[HN Gopher] Mpire: A Python package for easier and faster multip...
       ___________________________________________________________________
        
       Mpire: A Python package for easier and faster multiprocessing
        
       Author : lnyan
       Score  : 115 points
       Date   : 2023-08-11 15:30 UTC (7 hours ago)
        
 (HTM) web link (github.com)
 (TXT) w3m dump (github.com)
        
       | jw887c wrote:
       | Multiprocessing is great as a first pass parallelization but I've
       | found that debugging it to be very hard, especially for junior
       | employees.
       | 
       | It seems much easier to follow when you can push everything to
       | horizontally scaled single processes for languages like Python.
        
         | wheelerof4te wrote:
         | Or just use numpy's arrays, which have their integrated
         | multiprocessing.
        
         | flakes wrote:
         | Depends on the workflow. For one off jobs or client tooling,
         | parallelism makes sense to have rapid user feedback.
         | 
         | For batch pipelines on that work many requests, having a serial
         | workflow has a lot of the advantages you mention. Serial
         | execution makes the load more predictable and makes scaling
         | easier to rationalize.
        
         | uniqueuid wrote:
         | I agree. The main problems aren't syntax, they are
         | architectural: Catching and retrying individual failures in a
         | pool.map, anticipating OOM with heavy tasks, understanding
         | process lifecycle and the underlying pickle/ipc.
         | 
         | All these are much more reliably solved with horizontal
         | scaling.
         | 
         | [edit] by the way, a very useful minimal sugar on top of
         | multiprocessing for one-off tasks is tqdm's process_map, which
         | automatically shows a progress bar
         | https://tqdm.github.io/docs/contrib.concurrent/
        
           | Terretta wrote:
           | From the linked Mpire readme:                   Suppose we
           | want to know the status of the current task: how many tasks
           | are         completed, how long before the work is ready?
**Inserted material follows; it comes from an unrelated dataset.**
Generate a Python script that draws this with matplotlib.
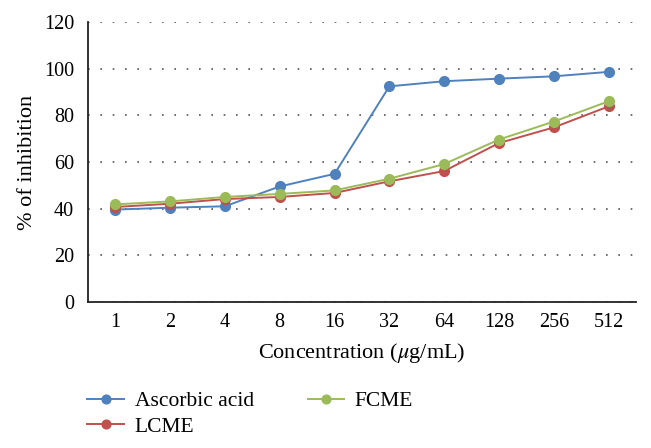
import matplotlib
matplotlib.use('Agg')
import matplotlib.pyplot as plt

plt.rcParams['font.family'] = ['Liberation Serif', 'DejaVu Serif']
plt.rcParams['mathtext.fontset'] = 'stix'

# datos
concentraciones = ['1', '2', '4', '8', '16', '32', '64', '128', '256', '512']
ascorbic = [39.6, 40.4, 41.0, 49.5, 54.9, 92.4, 94.6, 95.7, 96.7, 98.6]
lcme = [40.7, 42.1, 44.1, 45.0, 46.7, 51.7, 56.1, 68.1, 74.8, 83.8]
fcme = [41.8, 43.1, 45.0, 46.3, 47.8, 52.8, 59.1, 69.6, 77.3, 86.0]

x = range(len(concentraciones))

fig = plt.figure(figsize=(6.51, 4.48), dpi=100)
ax = fig.add_axes([0.135, 0.326, 0.842, 0.625])

ax.plot(x, ascorbic, marker='o', markersize=7, linewidth=1.4, color='#4F81BD', label='Ascorbic acid')
ax.plot(x, lcme, marker='o', markersize=7, linewidth=1.4, color='#C0504D', label='LCME')
ax.plot(x, fcme, marker='o', markersize=7, linewidth=1.4, color='#9BBB59', label='FCME')

ax.set_xlim(-0.5, 9.5)
ax.set_ylim(0, 120)
ax.set_yticks(range(0, 121, 20))
ax.set_xticks(list(x))
ax.set_xticklabels(concentraciones)
ax.tick_params(length=0, labelsize=14.5, pad=8)
ax.tick_params(axis='y', pad=10)
ax.yaxis.grid(True, linestyle=(0, (1, 6.4)), color='#555555', linewidth=1.2)
ax.set_axisbelow(True)

for s in ['top', 'right']:
    ax.spines[s].set_visible(False)
ax.spines['left'].set_linewidth(1.3)
ax.spines['bottom'].set_linewidth(1.3)
ax.spines['left'].set_color('#222222')
ax.spines['bottom'].set_color('#222222')

ax.set_ylabel('% of inhibition', fontsize=16)
ax.set_xlabel('Concentration ($\\mu$g/mL)', fontsize=16)
ax.yaxis.set_label_coords(-0.093, 0.5)
ax.xaxis.set_label_coords(0.5, -0.139)

fig.legend(loc='upper left', bbox_to_anchor=(0.134, 0.127), ncol=2, frameon=False,
           fontsize=15.5, markerscale=0.9, handlelength=1.7, handletextpad=0.5,
           columnspacing=2.5, labelspacing=0.26, borderpad=0, borderaxespad=0)

fig.savefig('out.png', dpi=100)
           | It's as simple as setting the          progress_bar parameter
           | to True:                  with WorkerPool(n_jobs=5) as pool:
           | results = pool.map(time_consuming_function,
           | range(10), progress_bar=True)              And it will output
           | a nicely formatted tqdm progress bar.
        
           | xapata wrote:
           | How is coordinating between different machines any different
           | than coordinating between different processes?
           | 
           | A multiprocessing implementation is a good prototype for a
           | distributed implementation.
        
             | uniqueuid wrote:
             | To be honest, I don't think both are similar at all.
             | 
             | Parallelizing across machines involves networks, and well,
             | that's why we have jepsen, and byzantine failures, and
             | eventual consistency, and net splits, and leadership
             | election, and discovery - so in short a stack of hard
             | problems that in and of itself is usually much larger than
             | what you're trying to solve with multiprocessing.
        
               | [deleted]
        
               | xapata wrote:
               | True, the networking causes trouble. I usually rely on a
               | communication layer that addresses those troubles. A good
               | message queue makes the two paradigms quite similar. Or
               | something like Dask (https://www.dask.org/). Having your
               | single-machine development environment able to reproduce
               | nearly all the bugs that arise in production is a
               | wonderful thing.
        
         | dr_kiszonka wrote:
         | Parsl has quite good debugging facilities built in, which
         | include automatic logging and visualizations.
         | 
         | https://parsl.readthedocs.io/en/stable/faq.html
         | 
         | https://parsl.readthedocs.io/en/stable/userguide/monitoring....
        
       | captaintobs wrote:
       | Why is this faster than the stdlib? What does it do to achieve
       | better performance?
        
         | uniqueuid wrote:
         | It's in the readme of the github project.
         | 
         | > In short, the main reasons why MPIRE is faster are:
         | When fork is available we can make use of copy-on-write shared
         | objects, which reduces the need to copy objects that need to be
         | shared over child processes              Workers can hold state
         | over multiple tasks. Therefore you can choose to load a big
         | file or send resources over only once per worker
         | Automatic task chunking
        
           | misnome wrote:
           | Isn't this given "for free" by the fact that it's fork, even
           | in standard multiprocessing? What does the library do extra?
        
             | indeedmug wrote:
             | Yea, I am a struggling to figure out what the secret sauce
             | of this library and if that sauce is introducing foot guns
             | down the line.
             | 
             | Multiprocessing std uses fork in linux distros already. I
             | once ran a multiprocess code on Linux and Windows and there
             | was a significant improvement in performance when running
             | Linux.
        
               | mufti_menk wrote:
               | They're deprecating fork in 1 or 2 versions, one of the
               | main issues with it is copies locks across processes
               | which can cause deadlocks.
        
           | niemandhier wrote:
           | COW can come back and bite you by causing not easily
           | predictable runtime.
           | 
           | Your code goes down a rarely used branch and suddenly a large
           | object gets copied.
        
       | IshKebab wrote:
       | Why has Python never added something like We workers/isolates?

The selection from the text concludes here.